Für die jüdische Gemeinde würde das einen Verlust bedeuten – und Proteste nach sich ziehen. Nicht, weil man um den Bestand fürchten müsste. Arkady Fried ist sicher, dass „die zirka 10.000 Bände auch über die Hauptstelle in der Fasanenstraße genutzt werden können“. Der Bibliotheksleiter, der seit der Wiedervereinigung sowohl für die Hauptstelle in der Fasanenstraße im Westteil der Stadt wie auch für die Zweigstelle in der Oranienburger Straße zuständig ist, sieht die besondere Bedeutung der Bibliothek vor allem in ihrer Geschichte.

Seit ihrer Gründung am 3. Februar 1902 – damals noch als Bibliothek der gesamten Berliner Gemeinde – hatte sie ihren Sitz in der Oranienburger Straße. Daneben beherbergte sie ein Archiv, in dem man noch heute Unterlagen aus der Vorkriegszeit findet. „Leute kommen aus dem Ausland, um in den Unterlagen nach ihren Vorfahren zu suchen“, weiß Fried. „Manche sind erfolgreich, andere nicht.“ Denn im Sommer 1939 beschlagnahmten die Nationalsozialisten das Gebäude. Quellen gingen verloren. Ein Großteil kehrte erst in den Nachkriegsjahren in den Bestand der Jüdischen Gemeinde zurück.

Dass die Jüdische Gemeinde auch heute noch über zwei Bibliotheken verfügt, ist letztlich eine Folge der Ost-West-Trennnung. Die Spandauer Vorstadt wurde nach dem Mauerbau für viele Ostberliner Juden zu einer Art Zufluchtsort. Gerade weil die Zahl der Gemeindemitglieder sank – 1990 waren es offiziell nur noch 200 – versammelte man sich in der Oranienburger Straße. Schließlich befand sich dort auch die zentrale Synagoge. Sie war im Zweiten Weltkrieg zwar zerstört worden, 1988 begann aber die Restaurierung.
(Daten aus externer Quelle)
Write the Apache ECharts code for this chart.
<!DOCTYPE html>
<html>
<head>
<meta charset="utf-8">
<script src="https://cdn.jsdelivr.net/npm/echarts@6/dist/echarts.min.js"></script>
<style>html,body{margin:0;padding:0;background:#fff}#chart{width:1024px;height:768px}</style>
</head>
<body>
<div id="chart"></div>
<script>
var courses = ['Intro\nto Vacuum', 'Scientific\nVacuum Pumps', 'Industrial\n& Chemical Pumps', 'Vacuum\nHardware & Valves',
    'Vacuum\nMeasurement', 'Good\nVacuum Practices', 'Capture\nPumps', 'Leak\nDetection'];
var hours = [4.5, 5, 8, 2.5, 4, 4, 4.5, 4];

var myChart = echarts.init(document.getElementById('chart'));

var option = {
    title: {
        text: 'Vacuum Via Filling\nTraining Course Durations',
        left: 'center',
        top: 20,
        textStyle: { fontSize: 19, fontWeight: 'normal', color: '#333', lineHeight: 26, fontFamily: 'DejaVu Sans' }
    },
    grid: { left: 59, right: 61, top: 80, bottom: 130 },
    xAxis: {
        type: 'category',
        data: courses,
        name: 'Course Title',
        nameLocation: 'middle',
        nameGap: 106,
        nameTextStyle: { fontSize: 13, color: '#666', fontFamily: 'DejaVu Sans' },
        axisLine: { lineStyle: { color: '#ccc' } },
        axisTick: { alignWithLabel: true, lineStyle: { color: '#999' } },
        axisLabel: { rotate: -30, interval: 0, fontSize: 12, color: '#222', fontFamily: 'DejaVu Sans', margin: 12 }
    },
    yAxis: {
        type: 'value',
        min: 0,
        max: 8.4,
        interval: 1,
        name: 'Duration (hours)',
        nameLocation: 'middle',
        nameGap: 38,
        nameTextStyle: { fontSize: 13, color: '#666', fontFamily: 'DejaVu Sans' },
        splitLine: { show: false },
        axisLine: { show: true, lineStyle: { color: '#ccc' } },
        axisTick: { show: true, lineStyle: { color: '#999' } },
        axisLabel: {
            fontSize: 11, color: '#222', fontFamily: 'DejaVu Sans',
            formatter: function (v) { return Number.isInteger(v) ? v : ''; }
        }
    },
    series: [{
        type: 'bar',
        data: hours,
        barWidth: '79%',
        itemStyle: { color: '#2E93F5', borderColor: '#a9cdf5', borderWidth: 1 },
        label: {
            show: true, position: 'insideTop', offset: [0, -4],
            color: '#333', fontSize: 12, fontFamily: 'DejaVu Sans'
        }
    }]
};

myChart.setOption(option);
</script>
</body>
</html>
Durch die Arbeit des „Centrum Judaicum“ entwickelte sich der Standort wieder zum kulturellen und religiösen Zentrum im Ostteil der Stadt.
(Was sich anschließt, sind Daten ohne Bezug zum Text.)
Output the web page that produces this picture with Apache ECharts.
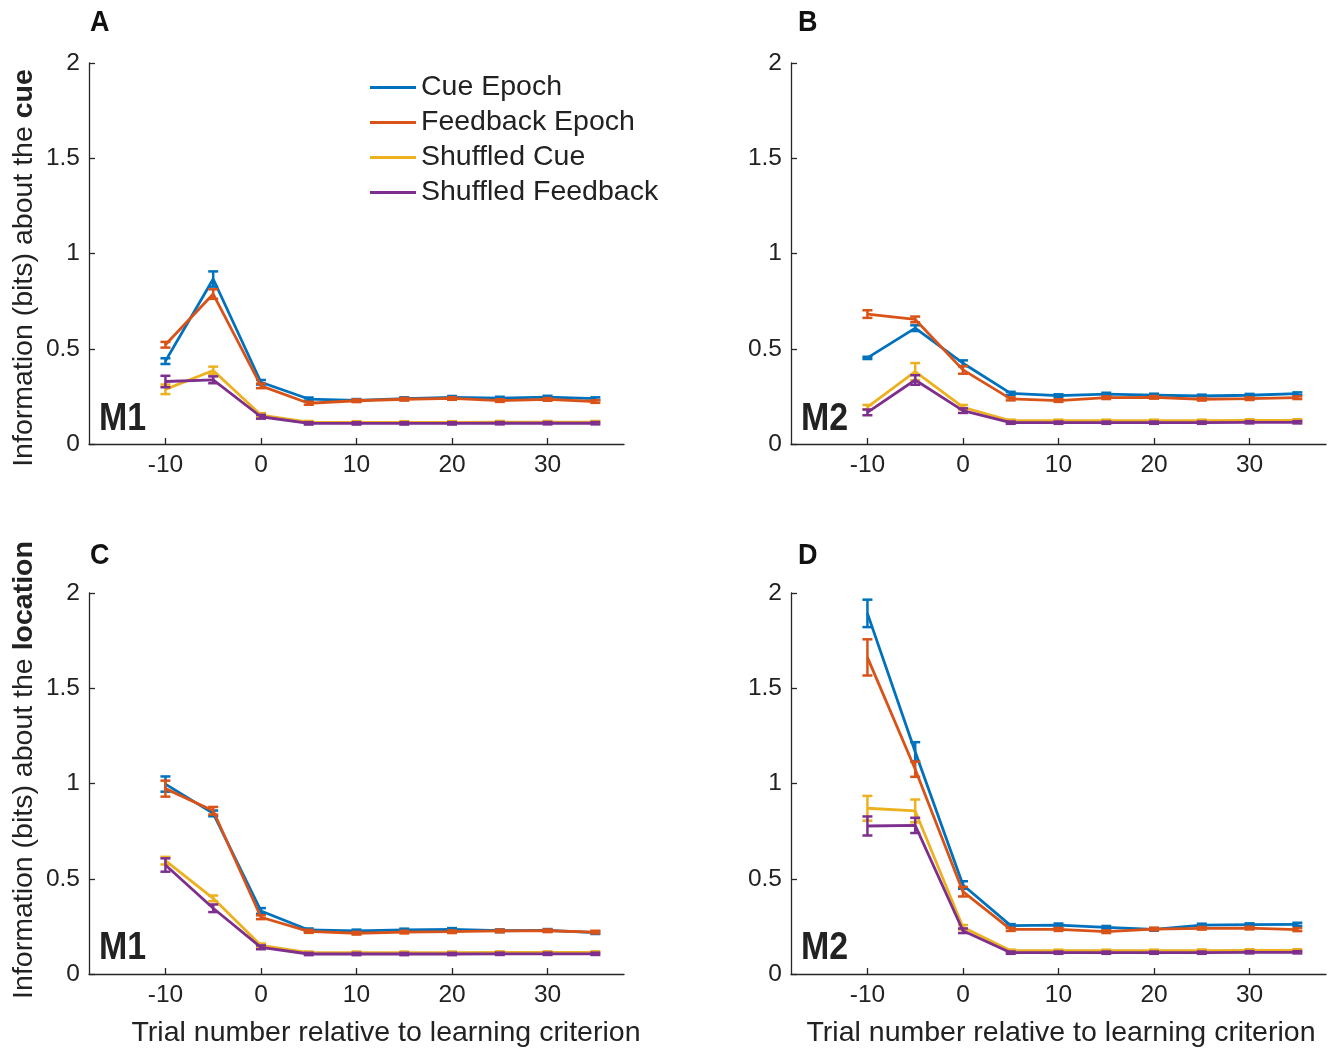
<!DOCTYPE html>
<html>
<head>
<meta charset="utf-8">
<script src="https://cdn.jsdelivr.net/npm/echarts@6/dist/echarts.min.js"></script>
<style>
html,body{margin:0;padding:0;background:#fff;}
#chart{width:1332px;height:1049px;}
</style>
</head>
<body>
<div id="chart"></div>
<script>
// ---- data ----
const trials = [-10, -5, 0, 5, 10, 15, 20, 25, 30, 35];
const xTicks = [-10, 0, 10, 20, 30];
const seriesNames = ['Cue Epoch', 'Feedback Epoch', 'Shuffled Cue', 'Shuffled Feedback'];

// Panel A (M1, cue)
const cueA      = [0.435, 0.866, 0.324, 0.236, 0.229, 0.238, 0.245, 0.241, 0.246, 0.238];
const cueAErr   = [0.015, 0.040, 0.012, 0.008, 0.007, 0.007, 0.007, 0.007, 0.007, 0.007];
const fbA       = [0.521, 0.787, 0.305, 0.214, 0.227, 0.235, 0.239, 0.228, 0.234, 0.223];
const fbAErr    = [0.015, 0.025, 0.012, 0.008, 0.007, 0.007, 0.007, 0.007, 0.007, 0.007];
const shCueA    = [0.287, 0.386, 0.152, 0.115, 0.114, 0.114, 0.114, 0.115, 0.115, 0.115];
const shCueAErr = [0.025, 0.020, 0.010, 0.006, 0.006, 0.006, 0.006, 0.006, 0.006, 0.006];
const shFbA     = [0.328, 0.337, 0.143, 0.108, 0.108, 0.108, 0.108, 0.109, 0.109, 0.109];
const shFbAErr  = [0.030, 0.018, 0.010, 0.006, 0.006, 0.006, 0.006, 0.006, 0.006, 0.006];

// Panel B (M2, cue)
const cueB      = [0.452, 0.608, 0.424, 0.266, 0.254, 0.262, 0.257, 0.252, 0.256, 0.264];
const cueBErr   = [0.006, 0.015, 0.015, 0.008, 0.007, 0.007, 0.007, 0.007, 0.007, 0.007];
const fbB       = [0.682, 0.654, 0.389, 0.237, 0.228, 0.243, 0.245, 0.235, 0.238, 0.243];
const fbBErr    = [0.020, 0.015, 0.020, 0.008, 0.007, 0.007, 0.007, 0.007, 0.007, 0.007];
const shCueB    = [0.193, 0.380, 0.193, 0.122, 0.122, 0.122, 0.122, 0.122, 0.124, 0.124];
const shCueBErr = [0.012, 0.045, 0.012, 0.006, 0.006, 0.006, 0.006, 0.006, 0.006, 0.006];
const shFbB     = [0.166, 0.336, 0.175, 0.112, 0.112, 0.112, 0.112, 0.112, 0.114, 0.114];
const shFbBErr  = [0.015, 0.025, 0.012, 0.006, 0.006, 0.006, 0.006, 0.006, 0.006, 0.006];

// Panel C (M1, location)
const cueC      = [0.997, 0.843, 0.331, 0.231, 0.226, 0.231, 0.234, 0.227, 0.229, 0.217];
const cueCErr   = [0.040, 0.015, 0.015, 0.008, 0.007, 0.007, 0.007, 0.007, 0.007, 0.007];
const fbC       = [0.973, 0.857, 0.298, 0.224, 0.214, 0.220, 0.222, 0.226, 0.227, 0.220];
const fbCErr    = [0.042, 0.020, 0.010, 0.008, 0.007, 0.007, 0.007, 0.007, 0.007, 0.007];
const shCueC    = [0.595, 0.397, 0.150, 0.112, 0.112, 0.112, 0.112, 0.113, 0.113, 0.113];
const shCueCErr = [0.020, 0.015, 0.010, 0.006, 0.006, 0.006, 0.006, 0.006, 0.006, 0.006];
const shFbC     = [0.572, 0.345, 0.140, 0.105, 0.105, 0.105, 0.105, 0.106, 0.106, 0.106];
const shFbCErr  = [0.035, 0.020, 0.010, 0.006, 0.006, 0.006, 0.006, 0.006, 0.006, 0.006];

// Panel D (M2, location)
const cueD      = [1.893, 1.167, 0.467, 0.254, 0.257, 0.245, 0.234, 0.257, 0.259, 0.261];
const cueDErr   = [0.072, 0.050, 0.020, 0.008, 0.008, 0.007, 0.007, 0.007, 0.007, 0.008];
const fbD       = [1.662, 1.075, 0.432, 0.234, 0.234, 0.222, 0.236, 0.240, 0.241, 0.233];
const fbDErr    = [0.095, 0.040, 0.025, 0.008, 0.008, 0.007, 0.007, 0.007, 0.007, 0.008];
const shCueD    = [0.870, 0.856, 0.245, 0.122, 0.122, 0.122, 0.122, 0.123, 0.124, 0.124];
const shCueDErr = [0.065, 0.060, 0.012, 0.006, 0.006, 0.006, 0.006, 0.006, 0.006, 0.006];
const shFbD     = [0.777, 0.780, 0.227, 0.112, 0.112, 0.112, 0.112, 0.112, 0.114, 0.114];
const shFbDErr  = [0.050, 0.040, 0.012, 0.006, 0.006, 0.006, 0.006, 0.006, 0.006, 0.006];

const panelLetters = ['A', 'B', 'C', 'D'];
const monkeyLabels = ['M1', 'M2', 'M1', 'M2'];
const yLabelTopic = ['cue', 'location'];
const xLabel = 'Trial number relative to learning criterion';

// ---- build ----
const colors = ['#0072BD', '#D95319', '#EDB120', '#7E2F8E'];
const panels = [
  [[cueA, cueAErr], [fbA, fbAErr], [shCueA, shCueAErr], [shFbA, shFbAErr]],
  [[cueB, cueBErr], [fbB, fbBErr], [shCueB, shCueBErr], [shFbB, shFbBErr]],
  [[cueC, cueCErr], [fbC, fbCErr], [shCueC, shCueCErr], [shFbC, shFbCErr]],
  [[cueD, cueDErr], [fbD, fbDErr], [shCueD, shCueDErr], [shFbD, shFbDErr]]
];
const gridPos = [
  {left: 89, top: 63}, {left: 791, top: 63},
  {left: 89, top: 593}, {left: 791, top: 593}
];
const FONT = '"Liberation Sans", Arial, sans-serif';
const axisColor = '#262626';

const grids = [], xAxes = [], yAxes = [], series = [];
gridPos.forEach((g, i) => {
  grids.push({left: g.left, top: g.top, width: 535, height: 381, containLabel: false});
  xAxes.push({
    type: 'value', gridIndex: i, min: -18, max: 38,
    axisLine: {show: true, onZero: false, lineStyle: {color: axisColor, width: 1.3}},
    axisTick: {show: true, inside: true, length: 6, customValues: xTicks, lineStyle: {color: axisColor, width: 1.3}},
    axisLabel: {customValues: xTicks, fontSize: 24.5, color: '#222', fontFamily: FONT, margin: 9},
    splitLine: {show: false}
  });
  yAxes.push({
    type: 'value', gridIndex: i, min: 0, max: 2, interval: 0.5,
    axisLine: {show: true, onZero: false, lineStyle: {color: axisColor, width: 1.3}},
    axisTick: {show: true, inside: true, length: 6, lineStyle: {color: axisColor, width: 1.3}},
    axisLabel: {fontSize: 24.5, color: '#222', fontFamily: FONT, margin: 9},
    splitLine: {show: false}
  });
  panels[i].forEach((pair, k) => {
    const vals = pair[0], errs = pair[1];
    series.push({
      type: 'line', name: seriesNames[k], xAxisIndex: i, yAxisIndex: i,
      data: trials.map((t, j) => [t, vals[j]]),
      symbol: 'none', lineStyle: {color: colors[k], width: 2.8},
      itemStyle: {color: colors[k]}, z: 2 + k, animation: false
    });
    series.push({
      type: 'custom', name: seriesNames[k] + ' error', xAxisIndex: i, yAxisIndex: i,
      data: trials.map((t, j) => [t, vals[j], errs[j]]),
      z: 2 + k, animation: false,
      renderItem: function (params, api) {
        const x = api.value(0), y = api.value(1), e = api.value(2);
        const top = api.coord([x, y + e]);
        const bot = api.coord([x, y - e]);
        const hw = 5;
        const st = {stroke: colors[k], lineWidth: 2.5};
        return {
          type: 'group',
          children: [
            {type: 'line', shape: {x1: top[0], y1: top[1], x2: bot[0], y2: bot[1]}, style: st},
            {type: 'line', shape: {x1: top[0] - hw, y1: top[1], x2: top[0] + hw, y2: top[1]}, style: st},
            {type: 'line', shape: {x1: bot[0] - hw, y1: bot[1], x2: bot[0] + hw, y2: bot[1]}, style: st}
          ]
        };
      }
    });
  });
});

const graphics = [];
const letterPos = [[90, 23], [798, 23], [90, 556], [798, 556]];
letterPos.forEach((p, i) => {
  graphics.push({type: 'text', x: p[0], y: p[1], scaleX: 0.9,
    style: {text: panelLetters[i], font: 'bold 30px ' + FONT, fill: '#111', textVerticalAlign: 'middle', textAlign: 'left'}});
});
const mPos = [[99, 419], [801, 419], [99, 948], [801, 948]];
mPos.forEach((p, i) => {
  graphics.push({type: 'text', x: p[0], y: p[1], scaleX: 0.87,
    style: {text: monkeyLabels[i], font: 'bold 39px ' + FONT, fill: '#222', textVerticalAlign: 'middle', textAlign: 'left'}});
});
[[24, 268, 0], [24, 770, 1]].forEach(p => {
  graphics.push({type: 'text', x: p[0], y: p[1], rotation: Math.PI / 2,
    style: {
      text: 'Information (bits) about the {b|' + yLabelTopic[p[2]] + '}',
      fontSize: 28.5, fontFamily: FONT, fill: '#222',
      align: 'center', verticalAlign: 'middle',
      rich: {b: {fontWeight: 'bold', fontSize: 28.5, fontFamily: FONT, fill: '#222'}}
    }});
});
[[386, 1033], [1061, 1033]].forEach(p => {
  graphics.push({type: 'text', x: p[0], y: p[1],
    style: {text: xLabel, fontSize: 28.5, fontFamily: FONT, fill: '#222', align: 'center', verticalAlign: 'middle'}});
});

const chart = echarts.init(document.getElementById('chart'), null, {renderer: 'canvas'});
chart.setOption({
  backgroundColor: '#fff',
  animation: false,
  grid: grids, xAxis: xAxes, yAxis: yAxes, series: series,
  legend: {
    data: seriesNames, orient: 'vertical', left: 365, top: 68,
    icon: 'rect', itemWidth: 46, itemHeight: 3, itemGap: 6,
    selectedMode: false,
    textStyle: {fontSize: 28.5, fontFamily: FONT, color: '#222', lineHeight: 29, padding: [0, 0, 0, 0]}
  },
  graphic: graphics
});
</script>
</body>
</html>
Hermann Simon, Direktor der Stiftung „Neue Synagoge Berlin – Centrum Judaicum“ hält eine Schließung der Bibliothek deshalb für „äußerst unwahrscheinlich“. Es sei zwar eine Entscheidung der Repräsentantenversammlung. „Dort ist man sich der historischen und kulturellen Bedeutung des Standorts aber bewusst.“ Simon selbst will sich auf jeden Fall für den Erhalt einsetzen. Er weiß, dass es heftige Debatten geben könnte. Gerade weil die Gemeinde Sparmaßnahmen ergreifen muss. Die „Schatzkammer des Wissens“ sollte man dabei aber nicht vernachlässigen. Jetzt, da die freundliche Dame sie nicht mehr hüten kann, fälllt diese Aufgabe eben den Repräsentanten der Jüdischen Gemeinde zu.